In this regard, our government’s response to this is to amend Revenue Regulations (RR) No. 2-98 which is an issuance by the Bureau of Internal Revenue (BIR) that has been amended many times in its more or less 25-year existence as it embodies the rules and regulations on the obligation of taxpayers to act as withholding agents. The current system of withholding tax is designed so that income taxes can be collected at source by using the payor as its agent to collect and remit the tax. These can either be credited or refunded in the case of the creditable or expanded withholding tax or considered a final tax where no such crediting is available.
The amendment to the withholding tax regulations may be found in RR No. 16-2023 which became effective on 11 January 2023. The amendments, as they relate to the digital economy, impose a withholding tax on gross remittances made by electronic marketplace operators and digital financial services providers to sellers or merchants for goods and services sold or paid through the former’s platform or facility at a rate of 1% and imposed on half of the amount of gross remittances. The withholding tax, however, will not apply if the annual gross remittances to an online seller or merchant for the past taxable year has not exceeded P500,000 or if the cumulative gross remittances to an online seller or merchant in a taxable year has not exceed P500,000.
The implication of the new rules is that its electronic marketplace operators with a digital platform, as well as digital financial services providers with the online facility, will have the added obligation to withhold and remit the tax due from the sellers to the BIR. Failure to act as a withholding agent and failure to withhold a tax will not only place a taxpayer at risk of being assessed for penalties and interest but any also result in the disallowance of an expenses if there is a withholding tax due on the said expense.
In addition, it also means that vendors who wish to participate or are currently engaged in the digital economy will now need to comply with requirements imposed by the BIR in terms of registration with the authorities and more importantly reporting and paying the correct taxes.
These regulations should also be read in conjunction with the recently enacted Internet Transactions Act of 2023 (Republic Act No. 11967) that seeks to promote a robust e-commerce environment and can be useful in defining terms used in the amendments to RR No. 2-98 that will be an important resource to define the coverage of the tax.

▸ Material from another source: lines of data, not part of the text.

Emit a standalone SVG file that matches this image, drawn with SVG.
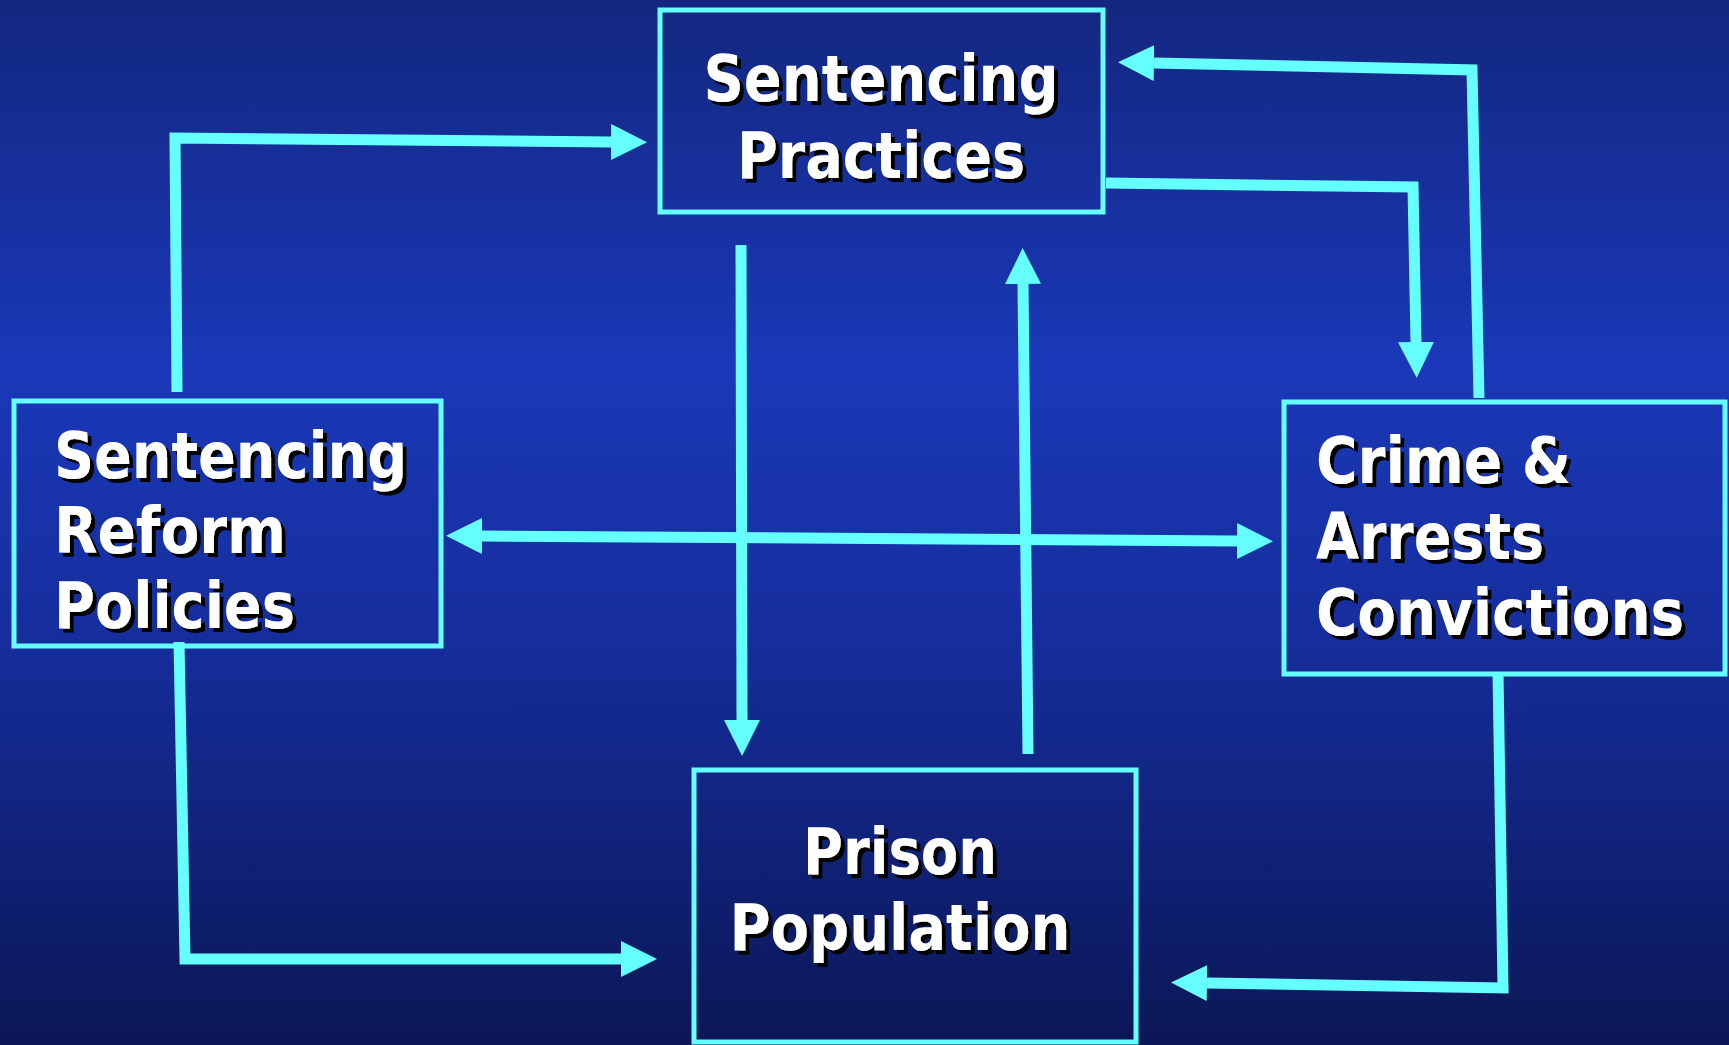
<svg xmlns="http://www.w3.org/2000/svg" width="1729" height="1045" viewBox="0 0 1729 1045">
<defs>
<linearGradient id="bg" x1="0" y1="0" x2="0" y2="1">
<stop offset="0" stop-color="#13277f"/>
<stop offset="0.35" stop-color="#1a38b8"/>
<stop offset="0.6" stop-color="#162e9e"/>
<stop offset="1" stop-color="#0b1756"/>
</linearGradient>
<filter id="ds" x="-10%" y="-20%" width="120%" height="140%">
<feFlood flood-color="#000000"/>
<feComposite in2="SourceAlpha" operator="in"/>
<feOffset dx="4" dy="4" result="s"/>
<feMerge><feMergeNode in="s"/><feMergeNode in="SourceGraphic"/></feMerge>
</filter>
<marker id="ah" markerUnits="userSpaceOnUse" markerWidth="36" markerHeight="36" refX="0" refY="18" orient="auto-start-reverse" viewBox="0 0 36 36">
<path d="M0,0 L36,18 L0,36 Z" fill="#66ffff"/>
</marker>
<style>
.box{fill:none;stroke:#66ffff;stroke-width:5}
.lbl{font-family:"DejaVu Sans","Liberation Sans",sans-serif;font-weight:bold;font-size:64px;font-stretch:condensed;fill:#ffffff;filter:url(#ds)}
.con{fill:none;stroke:#66ffff;stroke-width:11;stroke-linejoin:miter;stroke-linecap:butt}
</style>
</defs>
<rect x="0" y="0" width="1729" height="1045" fill="url(#bg)"/>

<g id="connectors">
<path class="con" d="M177,392 L175,138 L611,142" marker-end="url(#ah)"/>
<path class="con" d="M741,245 L742,720" marker-end="url(#ah)"/>
<path class="con" d="M1028,754 L1023,284" marker-end="url(#ah)"/>
<path class="con" d="M482,536 L1237,541" marker-start="url(#ah)" marker-end="url(#ah)"/>
<path class="con" d="M1106,183 L1413,187 L1416,342" marker-end="url(#ah)"/>
<path class="con" d="M1479,398 L1472,70 L1154,63" marker-end="url(#ah)"/>
<path class="con" d="M179,642 L185,959 L621,959" marker-end="url(#ah)"/>
<path class="con" d="M1498,672 L1503,988 L1207,983" marker-end="url(#ah)"/>
</g>

<g id="sentencing-practices">
<rect class="box" x="660" y="10" width="443" height="202"/>
<g class="lbl" text-anchor="middle">
<text x="881" y="101" textLength="355" lengthAdjust="spacingAndGlyphs">Sentencing</text>
<text x="881" y="178" textLength="288" lengthAdjust="spacingAndGlyphs">Practices</text>
</g>
</g>

<g id="sentencing-reform-policies">
<rect class="box" x="14" y="401" width="427" height="245"/>
<g class="lbl">
<text x="54" y="478" textLength="353" lengthAdjust="spacingAndGlyphs">Sentencing</text>
<text x="54" y="553" textLength="232" lengthAdjust="spacingAndGlyphs">Reform</text>
<text x="54" y="628" textLength="241" lengthAdjust="spacingAndGlyphs">Policies</text>
</g>
</g>

<g id="crime-arrests-convictions">
<rect class="box" x="1284" y="402" width="441" height="272"/>
<g class="lbl">
<text x="1316" y="483" textLength="255" lengthAdjust="spacingAndGlyphs">Crime &amp;</text>
<text x="1316" y="559" textLength="228" lengthAdjust="spacingAndGlyphs">Arrests</text>
<text x="1316" y="635" textLength="368" lengthAdjust="spacingAndGlyphs">Convictions</text>
</g>
</g>

<g id="prison-population">
<rect class="box" x="694" y="770" width="442" height="272"/>
<g class="lbl" text-anchor="middle">
<text x="900" y="874" textLength="194" lengthAdjust="spacingAndGlyphs">Prison</text>
<text x="900" y="950" textLength="341" lengthAdjust="spacingAndGlyphs">Population</text>
</g>
</g>
</svg>
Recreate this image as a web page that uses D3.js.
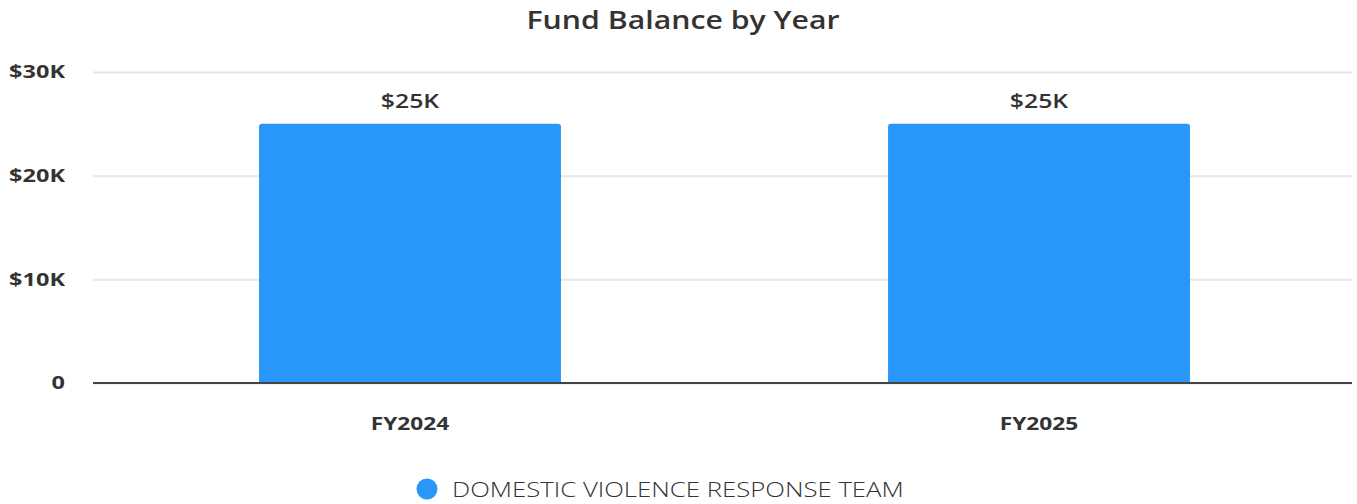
<!DOCTYPE html>
<html><head><meta charset="utf-8">
<script src="https://cdn.jsdelivr.net/npm/d3@7"></script>
<style>body{margin:0;background:#fff;} text{font-family:"Open Sans","Noto Sans",sans-serif;}</style>
</head><body>
<svg id="c" width="1357" height="504"></svg>
<script>
const categories = ["FY2024", "FY2025"];
const values = [25000, 25000];
const valueLabels = ["$25K", "$25K"];
const yTicks = [0, 10000, 20000, 30000];
const yTickLabels = ["0", "$10K", "$20K", "$30K"];
const seriesName = "DOMESTIC VIOLENCE RESPONSE TEAM";
const title = "Fund Balance by Year";

const svg = d3.select("#c");
const color = "#2997F9";
const x = d3.scaleBand().domain(categories).range([95.5, 1353.5]).paddingInner(0.52).paddingOuter(0.26);
const y = d3.scaleLinear().domain([0, 30000]).range([383, 72]);

function widen(sel, f) {
  sel.each(function() {
    const w = this.getComputedTextLength();
    d3.select(this).attr("textLength", w * f).attr("lengthAdjust", "spacingAndGlyphs");
  });
}

const t = svg.append("text").attr("x", 683).attr("y", 29).attr("text-anchor", "middle")
  .attr("font-size", 25).attr("font-weight", 600).attr("fill", "#333").text(title);
widen(t, 1.21);

const yAxis = svg.append("g").attr("transform", "translate(93,0)")
  .call(d3.axisLeft(y).tickValues(yTicks).tickSize(-1259).tickFormat((d,i)=>yTickLabels[i]));
yAxis.select(".domain").remove();
yAxis.selectAll(".tick line").attr("stroke", "#e6e6e6").attr("stroke-width", 2);
yAxis.selectAll(".tick text").attr("x", -28).attr("font-size", 18.5).attr("font-weight", 700).attr("fill", "#333")
  .attr("font-family", "'Open Sans',sans-serif");
widen(yAxis.selectAll(".tick text"), 1.27);

const bars = svg.append("g");
categories.forEach((c, i) => {
  const bx = x(c), bw = x.bandwidth(), by = y(values[i]), bh = y(0) - y(values[i]), r = 3;
  bars.append("path").attr("fill", color)
    .attr("d", `M${bx},${by+bh} V${by+r} Q${bx},${by} ${bx+r},${by} H${bx+bw-r} Q${bx+bw},${by} ${bx+bw},${by+r} V${by+bh} Z`);
  const vt = svg.append("text").attr("x", bx + bw/2).attr("y", by - 16).attr("text-anchor", "middle")
    .attr("font-size", 20).attr("font-weight", 600).attr("fill", "#333").text(valueLabels[i]);
  widen(vt, 1.24);
});

svg.append("line").attr("x1", 93).attr("x2", 1352).attr("y1", y(0)).attr("y2", y(0))
  .attr("stroke", "#444").attr("stroke-width", 2);

const xAxis = svg.append("g").attr("transform", `translate(0,${y(0)})`)
  .call(d3.axisBottom(x).tickSize(0).tickPadding(34));
xAxis.select(".domain").remove();
xAxis.selectAll(".tick text").attr("font-size", 18).attr("font-weight", 700).attr("fill", "#333")
  .attr("font-family", "'Open Sans',sans-serif");
widen(xAxis.selectAll(".tick text"), 1.26);

const lg = svg.append("g");
lg.append("circle").attr("cx", 427).attr("cy", 489).attr("r", 10.5).attr("fill", color);
const lt = lg.append("text").attr("x", 452).attr("y", 497).attr("font-size", 21).attr("font-weight", 300)
  .attr("fill", "#333").text(seriesName);
widen(lt, 1.225);
</script>
</body></html>
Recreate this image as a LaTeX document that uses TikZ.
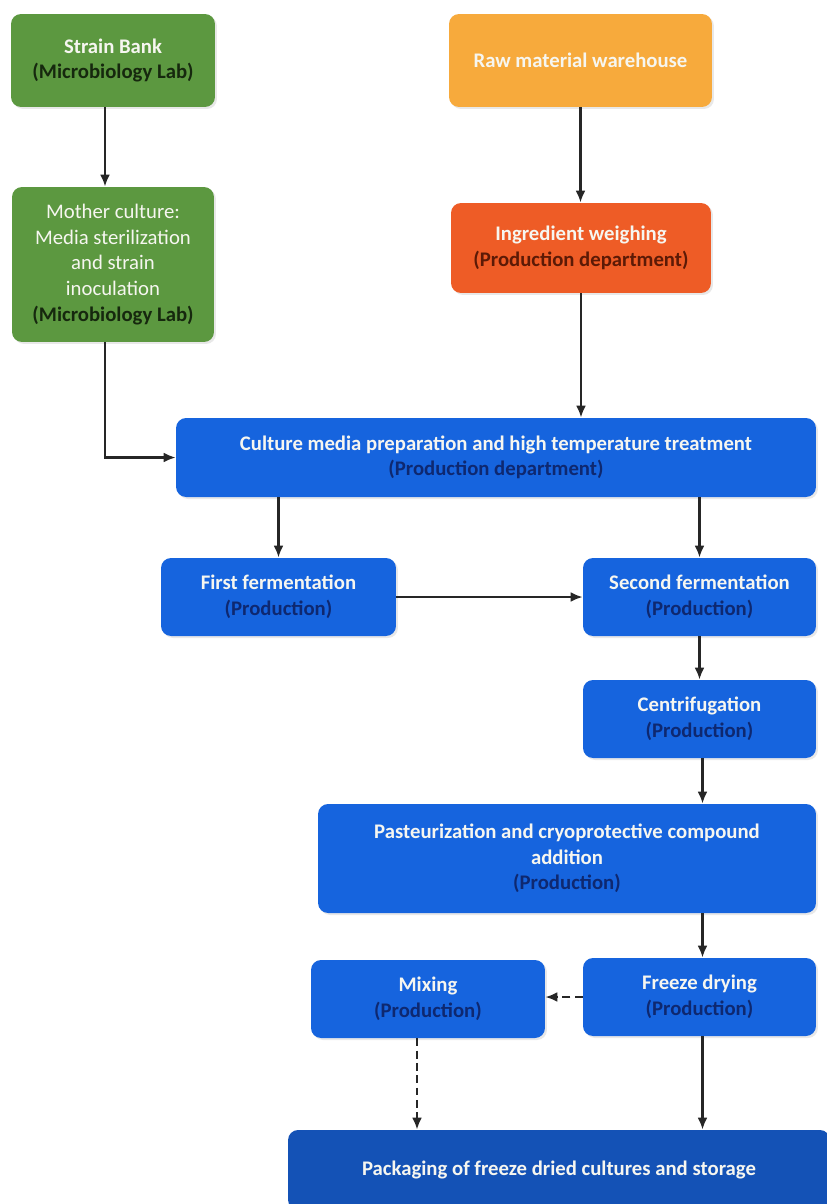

In addition, concerns have been raised on whether the requirement to act as withholding agent under the amendments should apply to non-residents who engage in business in the Philippines and whether these non-resident foreign corporations need to register with the BIR for this purpose.
While it would appear that the amendments pertain specifically to creditable withholding taxes that apply to domestic and resident foreign entities, it is understandable that with an issuance with far reaching implications, non-resident entities that do business through a digital platform may consider these developments as a red flag and may benefit from more clarity and consider seeking further advise on the matter from a trusted adviser as a prudent step to take. In the meantime, just like the way taxation gave birth to writing, it is clear that the new digital marketplace will give birth to new tax challenges for both the taxpayers and the tax authorities as the digital economy continues to expand, meeting these challenges will be a force to contend with.